Het aantal van 160 tot 180 treinen per dag tussen Parijs en Creil aan het eind van de 19e eeuw zorgde door de combinatie van lokale en expresstreinen voor capaciteitsproblemen.[bron?] Om deze te verminderen werd in 1901 besloten tot verdubbeling tot 4 sporen tussen Paris-Nord en Creil over een lengte van 50km. Door economische omstandigheden werd de lijn uiteindelijk verdubbeld tot Survilliers-Fosses door de bouw van twee extra sporen direct ten oosten van de reeds bestaande lijn. Tegelijkertijd werd de beveiliging gemoderniseerd en het aantal overwegen teruggebracht. Met de bouw van een fly-over ten noorden van Survilliers-Fosses hoefden de treinen in verschillende richtingen elkaar ook niet gelijkvloers te kruisen.

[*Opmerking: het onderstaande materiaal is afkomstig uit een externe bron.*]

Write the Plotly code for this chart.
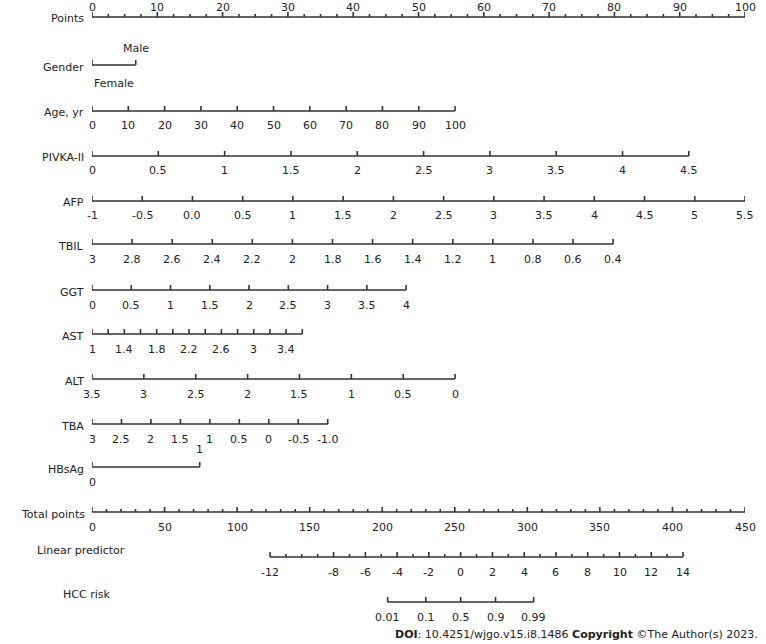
import numpy as np
import plotly.graph_objects as go

# scale values: each row maps its tick values linearly onto the 0-100 points scale
points_ticks = list(range(0, 101, 10))
gender_labels = ["Female", "Male"]
gender_pts = [0, 6.7]
age_ticks = list(range(0, 101, 10))
age_end_pts = 55.6
pivka_ticks = [0, 0.5, 1, 1.5, 2, 2.5, 3, 3.5, 4, 4.5]
pivka_end_pts = 91.4
afp_ticks = [-1, -0.5, 0.0, 0.5, 1, 1.5, 2, 2.5, 3, 3.5, 4, 4.5, 5, 5.5]
afp_text = ["-1", "-0.5", "0.0", "0.5", "1", "1.5", "2", "2.5", "3", "3.5", "4", "4.5", "5", "5.5"]
tbil_ticks = [3, 2.8, 2.6, 2.4, 2.2, 2, 1.8, 1.6, 1.4, 1.2, 1, 0.8, 0.6, 0.4]
tbil_end_pts = 79.8
ggt_ticks = [0, 0.5, 1, 1.5, 2, 2.5, 3, 3.5, 4]
ggt_end_pts = 48.1
ast_ticks = [1, 1.4, 1.8, 2.2, 2.6, 3, 3.4]
ast_max = 3.6
ast_end_pts = 32.2
alt_ticks = [3.5, 3, 2.5, 2, 1.5, 1, 0.5, 0]
alt_end_pts = 55.6
tba_ticks = [3, 2.5, 2, 1.5, 1, 0.5, 0, -0.5, -1.0]
tba_text = ["3", "2.5", "2", "1.5", "1", "0.5", "0", "-0.5", "-1.0"]
tba_end_pts = 36.1
hbsag_pts = [0, 16.5]
total_ticks = list(range(0, 451, 50))
total_max = 450
lp_ticks = [-12, -8, -6, -4, -2, 0, 2, 4, 6, 8, 10, 12, 14]
lp_range = [-12, 14]
lp_total = [122.7, 407.3]
risk_ticks = [0.01, 0.1, 0.5, 0.9, 0.99]

INK = "#333333"
FONT = "DejaVu Sans"
Y_TOP, Y_BOT = 0, 644
fig = go.Figure()
ann = []


def txt(x, y, text, anchor="center", xref="x"):
    ann.append(dict(x=x, y=(Y_BOT - y) / (Y_BOT - Y_TOP), xref=xref, yref="paper", text=text,
                    xanchor=anchor, yanchor="middle", showarrow=False,
                    font=dict(size=11, color="#222", family=FONT)))


def lin(v, v0, v1, p1, p0=0.0):
    return p0 + (np.asarray(v, float) - v0) / (v1 - v0) * (p1 - p0)


def axis_row(name, y, major, minor=(), labels=None, label_pos=None, above=False,
             name_dy=2, name_px=86):
    major = list(major)
    xs = [min(major + list(minor)), max(major + list(minor))]
    tx, ty = [], []
    for p in major:
        tx += [p, p, None]
        ty += [y, y - 5, None]
    for p in minor:
        tx += [p, p, None]
        ty += [y, y - 3, None]
    fig.add_trace(go.Scatter(x=xs, y=[y, y], mode="lines", line=dict(color=INK, width=1.6),
                             hoverinfo="skip", showlegend=False))
    fig.add_trace(go.Scatter(x=tx, y=ty, mode="lines", line=dict(color=INK, width=1.6),
                             hoverinfo="skip", showlegend=False))
    txt((name_px - 92) / 653, y + name_dy, name, "right", "paper")
    if labels is not None:
        pos = label_pos if label_pos is not None else major
        for p, t in zip(pos, labels):
            txt(p, y - 10 if above else y + 15, t)


# Points
pts_minor = [v for v in np.arange(0, 100.1, 2.5) if v % 10]
axis_row("Points", 17, points_ticks, pts_minor, [str(v) for v in points_ticks], above=True)

# Gender
axis_row("Gender", 65, gender_pts)
txt(gender_pts[1], 48, gender_labels[1])
txt(gender_pts[0], 83, gender_labels[0], "left")

p = lin(age_ticks, 0, 100, age_end_pts)
axis_row("Age, yr", 111, p, labels=[str(v) for v in age_ticks])

p = lin(pivka_ticks, 0, 4.5, pivka_end_pts)
axis_row("PIVKA-II", 156, p, labels=[str(v) for v in pivka_ticks])

p = lin(afp_ticks, -1, 5.5, 100)
axis_row("AFP", 201, p, labels=afp_text)

p = lin(tbil_ticks, 3, 0.4, tbil_end_pts)
axis_row("TBIL", 244, p, labels=[str(v) for v in tbil_ticks])

p = lin(ggt_ticks, 0, 4, ggt_end_pts)
axis_row("GGT", 290, p, labels=[str(v) for v in ggt_ticks])

p = lin(ast_ticks, 1, ast_max, ast_end_pts)
mn = lin(np.arange(1.2, ast_max + 0.01, 0.4), 1, ast_max, ast_end_pts)
axis_row("AST", 334, list(p) + list(mn), labels=[str(v) for v in ast_ticks], label_pos=p)

p = lin(alt_ticks, 3.5, 0, alt_end_pts)
axis_row("ALT", 379, p, labels=[str(v) for v in alt_ticks])

p = lin(tba_ticks, 3, -1, tba_end_pts)
axis_row("TBA", 424, p, labels=tba_text)

axis_row("HBsAg", 467, hbsag_pts)
txt(hbsag_pts[1], 450, "1")
txt(hbsag_pts[0], 482, "0")

p = lin(total_ticks, 0, total_max, 100)
mn = lin([v for v in range(0, 451, 10) if v % 50], 0, total_max, 100)
axis_row("Total points", 512, p, mn, [str(v) for v in total_ticks], name_dy=2, name_px=87)

# linear predictor, on the total-points scale
lp_p = lambda v: lin(lin(v, lp_range[0], lp_range[1], lp_total[1], lp_total[0]), 0, total_max, 100)
mn = lp_p([v for v in range(-11, 14) if v not in lp_ticks])
axis_row("Linear predictor", 557, lp_p(lp_ticks), mn, [str(v) for v in lp_ticks],
         name_dy=-7, name_px=127)

risk = np.array(risk_ticks)
rp = lp_p(np.log(risk / (1 - risk)))
axis_row("HCC risk", 602, rp, labels=[str(v) for v in risk_ticks], name_dy=-8, name_px=112)

txt((760 - 92) / 653, 634,
    "<b>DOI</b>: 10.4251/wjgo.v15.i8.1486 <b>Copyright</b> ©The Author(s) 2023.",
    "right", "paper")

fig.update_layout(
    width=766, height=644, autosize=False,
    margin=dict(l=92, r=21, t=0, b=0),
    paper_bgcolor="white", plot_bgcolor="white",
    xaxis=dict(range=[0, 100], visible=False),
    yaxis=dict(range=[Y_BOT, Y_TOP], visible=False),
    annotations=ann,
    showlegend=False,
)
# drop the default body margin so the 766x644 figure fills the window
fig.write_html("out.html", config={"displayModeBar": False},
               post_script="document.body.style.margin='0';document.body.style.overflow='hidden';")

In tegenstelling tot de spoorlijnen naar het zuidoosten duurde de elektrificatie van de spoorlijnen ten noorden van Parijs langer. Dit werd mede veroorzaakt door de grote kolenvoorraden in het noorden en de militaire autoriteiten die een geëlektrificeerd spoornet dicht bij grenzen die in het verleden geschonden waren te kwetsbaar vonden. In 1954 besloot de Franse regering de lijn te elektrificeren met 25.000V 50Hz wisselspanning en in 1955 werd gestart met de realisatie. Op 7 januari 1959 reed de eerste elektrische trein tussen Parijs en Lille.

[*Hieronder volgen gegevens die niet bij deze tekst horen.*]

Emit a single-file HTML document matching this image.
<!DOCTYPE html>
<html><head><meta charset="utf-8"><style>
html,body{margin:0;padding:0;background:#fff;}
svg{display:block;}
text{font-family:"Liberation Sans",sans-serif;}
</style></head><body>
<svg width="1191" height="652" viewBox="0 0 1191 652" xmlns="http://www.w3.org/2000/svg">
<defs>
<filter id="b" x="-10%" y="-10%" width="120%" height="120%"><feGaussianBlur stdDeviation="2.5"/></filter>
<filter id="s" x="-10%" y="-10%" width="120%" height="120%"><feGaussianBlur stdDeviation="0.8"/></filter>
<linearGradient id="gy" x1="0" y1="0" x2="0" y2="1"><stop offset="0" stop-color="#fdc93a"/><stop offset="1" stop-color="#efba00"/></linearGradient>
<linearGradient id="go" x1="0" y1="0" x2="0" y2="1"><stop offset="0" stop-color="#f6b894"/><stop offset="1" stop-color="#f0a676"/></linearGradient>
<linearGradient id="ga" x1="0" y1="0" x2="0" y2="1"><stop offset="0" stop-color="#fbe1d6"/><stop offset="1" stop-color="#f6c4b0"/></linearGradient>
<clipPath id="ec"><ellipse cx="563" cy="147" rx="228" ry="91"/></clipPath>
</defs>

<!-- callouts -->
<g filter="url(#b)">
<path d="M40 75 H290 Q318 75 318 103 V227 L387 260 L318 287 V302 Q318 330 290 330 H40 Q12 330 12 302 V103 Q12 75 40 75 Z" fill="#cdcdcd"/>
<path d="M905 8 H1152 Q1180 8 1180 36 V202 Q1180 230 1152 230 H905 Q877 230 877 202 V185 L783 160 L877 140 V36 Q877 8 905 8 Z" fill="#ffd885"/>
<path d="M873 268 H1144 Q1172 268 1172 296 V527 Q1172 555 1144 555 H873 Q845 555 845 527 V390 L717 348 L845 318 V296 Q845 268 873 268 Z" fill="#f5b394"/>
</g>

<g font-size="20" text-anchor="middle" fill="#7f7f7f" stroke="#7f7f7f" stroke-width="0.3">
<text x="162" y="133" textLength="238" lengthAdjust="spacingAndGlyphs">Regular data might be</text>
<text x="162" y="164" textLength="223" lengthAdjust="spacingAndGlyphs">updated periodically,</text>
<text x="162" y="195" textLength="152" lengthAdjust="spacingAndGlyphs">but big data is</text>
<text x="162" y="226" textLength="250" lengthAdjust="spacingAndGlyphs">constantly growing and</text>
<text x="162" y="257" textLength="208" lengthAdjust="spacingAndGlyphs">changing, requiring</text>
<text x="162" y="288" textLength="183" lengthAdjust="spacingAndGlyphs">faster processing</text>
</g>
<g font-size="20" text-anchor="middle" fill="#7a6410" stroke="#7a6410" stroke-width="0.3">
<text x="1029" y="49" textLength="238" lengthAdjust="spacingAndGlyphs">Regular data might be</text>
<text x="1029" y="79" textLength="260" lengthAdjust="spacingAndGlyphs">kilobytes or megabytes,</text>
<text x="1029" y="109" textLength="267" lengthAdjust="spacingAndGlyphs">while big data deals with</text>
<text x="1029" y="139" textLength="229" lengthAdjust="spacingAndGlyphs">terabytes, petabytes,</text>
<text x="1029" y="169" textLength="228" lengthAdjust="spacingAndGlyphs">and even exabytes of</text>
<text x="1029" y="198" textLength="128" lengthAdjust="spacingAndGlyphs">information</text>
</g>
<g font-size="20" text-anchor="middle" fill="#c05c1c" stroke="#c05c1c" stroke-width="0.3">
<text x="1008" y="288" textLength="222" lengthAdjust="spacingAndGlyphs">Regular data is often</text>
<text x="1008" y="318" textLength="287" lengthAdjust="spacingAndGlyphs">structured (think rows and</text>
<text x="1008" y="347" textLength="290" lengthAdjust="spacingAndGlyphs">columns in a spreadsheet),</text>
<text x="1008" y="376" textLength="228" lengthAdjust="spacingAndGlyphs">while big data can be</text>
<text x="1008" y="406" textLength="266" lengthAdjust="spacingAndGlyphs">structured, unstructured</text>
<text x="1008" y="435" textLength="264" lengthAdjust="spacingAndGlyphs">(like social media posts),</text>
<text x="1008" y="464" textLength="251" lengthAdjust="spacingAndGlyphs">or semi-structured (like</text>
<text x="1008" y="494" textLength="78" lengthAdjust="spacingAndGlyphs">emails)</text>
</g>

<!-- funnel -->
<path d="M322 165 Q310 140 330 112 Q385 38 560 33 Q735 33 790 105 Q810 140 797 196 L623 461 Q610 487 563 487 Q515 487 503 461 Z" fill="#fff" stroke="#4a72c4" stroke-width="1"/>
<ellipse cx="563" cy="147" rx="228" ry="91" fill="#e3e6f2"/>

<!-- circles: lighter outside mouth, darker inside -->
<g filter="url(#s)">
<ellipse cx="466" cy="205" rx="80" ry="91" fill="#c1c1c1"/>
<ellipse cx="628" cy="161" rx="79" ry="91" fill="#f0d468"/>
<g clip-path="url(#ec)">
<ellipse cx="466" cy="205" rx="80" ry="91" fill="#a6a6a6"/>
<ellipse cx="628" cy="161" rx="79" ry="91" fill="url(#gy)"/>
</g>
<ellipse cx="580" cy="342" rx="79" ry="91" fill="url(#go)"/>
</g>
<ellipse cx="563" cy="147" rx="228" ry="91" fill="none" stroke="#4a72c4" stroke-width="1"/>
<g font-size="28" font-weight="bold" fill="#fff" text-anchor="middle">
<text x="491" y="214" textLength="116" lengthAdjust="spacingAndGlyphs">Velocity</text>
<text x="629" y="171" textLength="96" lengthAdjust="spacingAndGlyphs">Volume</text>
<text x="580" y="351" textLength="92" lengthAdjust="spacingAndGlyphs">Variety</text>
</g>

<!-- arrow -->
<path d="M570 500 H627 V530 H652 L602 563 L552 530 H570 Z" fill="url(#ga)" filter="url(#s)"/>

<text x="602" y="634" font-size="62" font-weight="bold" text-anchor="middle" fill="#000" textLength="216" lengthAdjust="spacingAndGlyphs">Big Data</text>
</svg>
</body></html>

Voor het vervoer werden 105 elektrische locomotieven aangeschaft door de SNCF: 61 type BB (BB 12000 en BB 13000), 28 type CC (CC 14000 en CC 14100) en 16 sterke type BB (BB 16000 en BB 16500). De nieuwe roestvrijstalen rijtuigen werden geautoriseerd voor een snelheid van 150km/h en na de installatie van nieuwe draaistellen en remmen in 1967 voor een snelheid van 160km/h.

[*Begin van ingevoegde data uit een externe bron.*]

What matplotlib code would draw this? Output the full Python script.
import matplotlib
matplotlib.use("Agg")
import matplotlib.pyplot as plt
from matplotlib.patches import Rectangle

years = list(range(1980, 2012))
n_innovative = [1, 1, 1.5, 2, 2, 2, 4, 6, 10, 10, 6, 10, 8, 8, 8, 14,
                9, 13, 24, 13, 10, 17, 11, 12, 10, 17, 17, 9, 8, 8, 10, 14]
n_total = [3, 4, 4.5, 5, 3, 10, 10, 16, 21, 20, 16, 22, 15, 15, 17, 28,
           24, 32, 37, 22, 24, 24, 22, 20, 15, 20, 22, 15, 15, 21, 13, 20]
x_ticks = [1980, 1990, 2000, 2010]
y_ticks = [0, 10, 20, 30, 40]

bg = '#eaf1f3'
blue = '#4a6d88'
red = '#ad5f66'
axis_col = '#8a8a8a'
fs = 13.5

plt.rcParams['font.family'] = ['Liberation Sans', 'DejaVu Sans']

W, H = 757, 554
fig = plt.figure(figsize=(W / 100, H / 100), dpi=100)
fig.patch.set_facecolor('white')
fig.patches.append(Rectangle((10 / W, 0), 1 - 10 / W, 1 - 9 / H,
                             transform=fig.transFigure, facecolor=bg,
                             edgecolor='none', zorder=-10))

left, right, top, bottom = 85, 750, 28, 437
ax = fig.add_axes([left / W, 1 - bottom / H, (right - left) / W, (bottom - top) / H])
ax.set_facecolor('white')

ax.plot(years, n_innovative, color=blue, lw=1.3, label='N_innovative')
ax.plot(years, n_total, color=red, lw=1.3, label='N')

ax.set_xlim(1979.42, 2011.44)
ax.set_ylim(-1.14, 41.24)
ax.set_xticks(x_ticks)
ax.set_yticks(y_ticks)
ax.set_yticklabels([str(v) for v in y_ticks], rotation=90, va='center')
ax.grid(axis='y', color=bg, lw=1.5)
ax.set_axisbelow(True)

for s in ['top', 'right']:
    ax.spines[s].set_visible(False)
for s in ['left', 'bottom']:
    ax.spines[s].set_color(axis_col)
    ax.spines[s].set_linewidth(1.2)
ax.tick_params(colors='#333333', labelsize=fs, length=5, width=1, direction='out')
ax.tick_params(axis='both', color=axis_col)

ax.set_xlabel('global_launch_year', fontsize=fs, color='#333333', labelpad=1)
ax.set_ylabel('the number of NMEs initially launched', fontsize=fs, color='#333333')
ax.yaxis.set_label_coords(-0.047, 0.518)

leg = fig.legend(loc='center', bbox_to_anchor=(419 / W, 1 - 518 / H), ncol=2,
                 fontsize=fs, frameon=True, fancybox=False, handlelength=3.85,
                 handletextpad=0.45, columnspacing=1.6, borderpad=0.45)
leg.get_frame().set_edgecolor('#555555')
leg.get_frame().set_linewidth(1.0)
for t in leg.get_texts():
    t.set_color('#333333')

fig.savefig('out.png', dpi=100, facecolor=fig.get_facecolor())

Door het internationale karakter van de lijn zijn er altijd veel meerspanningslocomotieven op de lijn te zien geweest zoals de vierspannings CC 40100 en de Belgische HLE 15, HLE 16 et HLE 18.
Aan het begin van de jaren 80 zorgde de toename van het verkeer voor ondercapaciteit, hiertoe werd het gedeelte tussen Orry en Chantilly op drie sporen gebracht waarbij een nieuw viaduct van Comelles gebouwd moest worden. In 1982 werd een nieuw viaduct naast het oude gebouwd, met 380 meter lengte en overspanningen van 45 meter was het ten tijde van de bouw het langste viersporige viaduct. Ondanks dat er momenteel maar drie sporen overheen lopen is er wel ruimte voor een vierde spoor. In 1985, na buitengebruikstelling, is het oude viaduct opgeblazen, alleen de fundamenten zijn nog aanwezig.
Voor de aanleg van de LGV Nord maakte alle treinen tussen Parijs en Lille en de internationale treinen naar België en Nederland gebruik van de lijn. Tegenwoordig rijden de TGV, Eurostar en Thalys tot aan de aansluiting Gonesse over de lijn.